HeteroQA: Learning towards Question-and-Answering through Multiple Information Sources via Heterogeneous Graph Modeling
This addresses the limitation of existing CQA methods that overlook diverse community data sources, potentially improving answer quality in applications like E-Commerce and online communities.
The paper tackles the problem of Community Question Answering by incorporating multiple heterogeneous information sources (articles, comments, questions, answers) through a question-aware heterogeneous graph transformer, achieving state-of-the-art performance on two datasets including a new large-scale benchmark.

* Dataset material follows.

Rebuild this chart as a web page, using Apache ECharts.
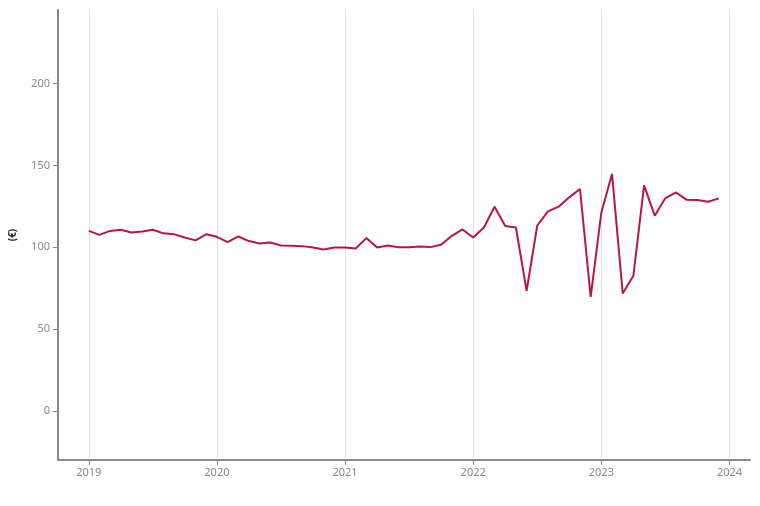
<!DOCTYPE html>
<html>
<head>
<meta charset="utf-8">
<script src="https://cdn.jsdelivr.net/npm/echarts@6/dist/echarts.min.js"></script>
<style>html,body{margin:0;padding:0;background:#fff}#c{width:760px;height:506px}</style>
</head>
<body>
<div id="c"></div>
<script>
const startYear = 2019;
const months = Array.from({length: 60}, (_, i) => `${startYear + Math.floor(i / 12)}-${String(i % 12 + 1).padStart(2, '0')}`);
const values = [
  110.0, 107.6, 110.0, 110.7, 109.0, 109.7, 110.7, 108.5, 107.9, 106.0, 104.2, 107.9,
  106.4, 103.2, 106.6, 103.8, 102.3, 102.9, 101.1, 100.9, 100.7, 99.9, 98.7, 99.9,
  99.9, 99.3, 105.6, 99.9, 101.1, 100.0, 100.0, 100.5, 100.1, 101.5, 107.0, 110.9,
  106.0, 112.1, 124.8, 113.0, 112.1, 73.4, 113.3, 121.9, 124.8, 130.5, 135.6, 69.7,
  121.3, 144.8, 71.8, 82.6, 137.8, 119.3, 130.1, 133.5, 129.0, 128.9, 127.8, 129.9
];
const xTicks = [2019, 2020, 2021, 2022, 2023, 2024];
const yTicks = [0, 50, 100, 150, 200];
const yName = '(€)';

const toYear = s => { const [y, m] = s.split('-').map(Number); return y + (m - 1) / 12; };
const data = months.map((m, i) => [toYear(m), values[i]]);

const chart = echarts.init(document.getElementById('c'), null, {renderer: 'canvas'});
const font = '"Noto Sans", sans-serif';
chart.setOption({
  animation: false,
  grid: {left: 58, right: 10, top: 10, bottom: 46, containLabel: false, outerBoundsMode: 'none'},
  xAxis: {
    type: 'value',
    min: 2018.76, max: 2024.16,
    axisLine: {show: true, onZero: false, lineStyle: {color: '#888', width: 2}},
    axisTick: {show: true, customValues: xTicks, length: 5, lineStyle: {color: '#888', width: 1}},
    axisLabel: {customValues: xTicks, color: '#888', fontSize: 11, fontFamily: font, margin: 7, formatter: v => String(Math.round(v))},
    splitLine: {show: true, lineStyle: {color: '#e2e2e2', width: 1}}
  },
  yAxis: {
    type: 'value',
    min: -30, max: 245,
    name: yName, nameLocation: 'middle', nameRotate: 90, nameGap: 40,
    nameTextStyle: {color: '#222', fontSize: 10, fontFamily: font, fontWeight: 'bold'},
    axisLine: {show: true, onZero: false, lineStyle: {color: '#888', width: 2}},
    axisTick: {show: true, customValues: yTicks, length: 5, lineStyle: {color: '#888', width: 1}},
    axisLabel: {customValues: yTicks, color: '#888', fontSize: 11, fontFamily: font, margin: 8},
    splitLine: {show: false}
  },
  series: [{
    type: 'line',
    data: data,
    symbol: 'none',
    lineStyle: {color: '#b5174b', width: 2},
    itemStyle: {color: '#b5174b'}
  }]
});
</script>
</body>
</html>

Community Question Answering (CQA) is a well-defined task that can be used in many scenarios, such as E-Commerce and online user community for special interests. In these communities, users can post articles, give comment, raise a question and answer it. These data form the heterogeneous information sources where each information source have their own special structure and context (comments attached to an article or related question with answers). Most of the CQA methods only incorporate articles or Wikipedia to extract knowledge and answer the user's question. However, various types of information sources in the community are not fully explored by these CQA methods and these multiple information sources (MIS) can provide more related knowledge to user's questions. Thus, we propose a question-aware heterogeneous graph transformer to incorporate the MIS in the user community to automatically generate the answer. To evaluate our proposed method, we conduct the experiments on two datasets: $\text{MSM}^{\text{plus}}$ the modified version of benchmark dataset MS-MARCO and the AntQA dataset which is the first large-scale CQA dataset with four types of MIS. Extensive experiments on two datasets show that our model outperforms all the baselines in terms of all the metrics.